Today’s college basketball isn’t the college basketball of even Billy Donovan (Florida 2006-2007) or Mike Krzyzewski (1991-1992), let alone Henry Iba (Oklahoma State 1945-1946) and John Wooden (1964-1965, 1967-73).
It’s fair to say no coach in basketball did a better job the past two seasons than Hurley and it’s fair to say that at no point in time has the skills required to win in college be so similar to the skills required to win in the NBA. You can’t just land a couple stud recruits. Hurley’s Huskies played the game with both a relentless pace and a relentless efficiency.
It was homage to everything built and learned at the White Eagle, everything from a basketball lab that no less than Bob Knight once arrived at on a recruiting visit, surveyed not just the scene but the ethos it produced and declared, “I love this [expletive] place.”
So now here comes the Lakers — 17 NBA titles, the franchise of Magic and Kobe, of Kareem and Shaq and the Logo, the one with a celebrity row and LeBron James and LA Live.

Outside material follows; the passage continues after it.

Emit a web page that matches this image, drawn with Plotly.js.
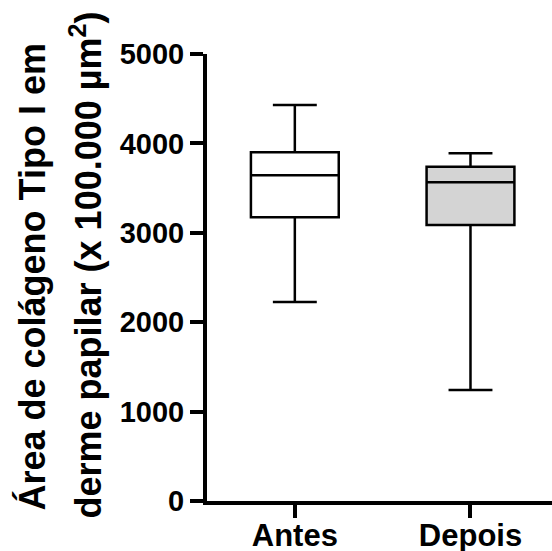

The Lakers were willing to take a flier on a coach with a big upside — J.J. Redick has been in the mix — and Dan Hurley certainly represents that. He’s also more proven than most.
Can he coach with his same current fire 82 nights a year? Of course not. Does he need to tone down the disputes with rival fans? Of course he does. Can you run NBA practices like the players are teenagers in a bingo hall? Obviously not.
Hurley, 51, is smart. One thing being a high school coach, let alone the son of a successful high school coach, teaches is that circumstances, personalities and roster strengths fluctuate. This isn't your typical college coaching legend. He isn’t the product of a shoe company plying him with an endless stream of elite talent.
The Hurleys are pure basketball; that perfect combination of effort and intelligence that makes the game what it is.
Dan Hurley may be headed to the Lakers. It was probably inevitable.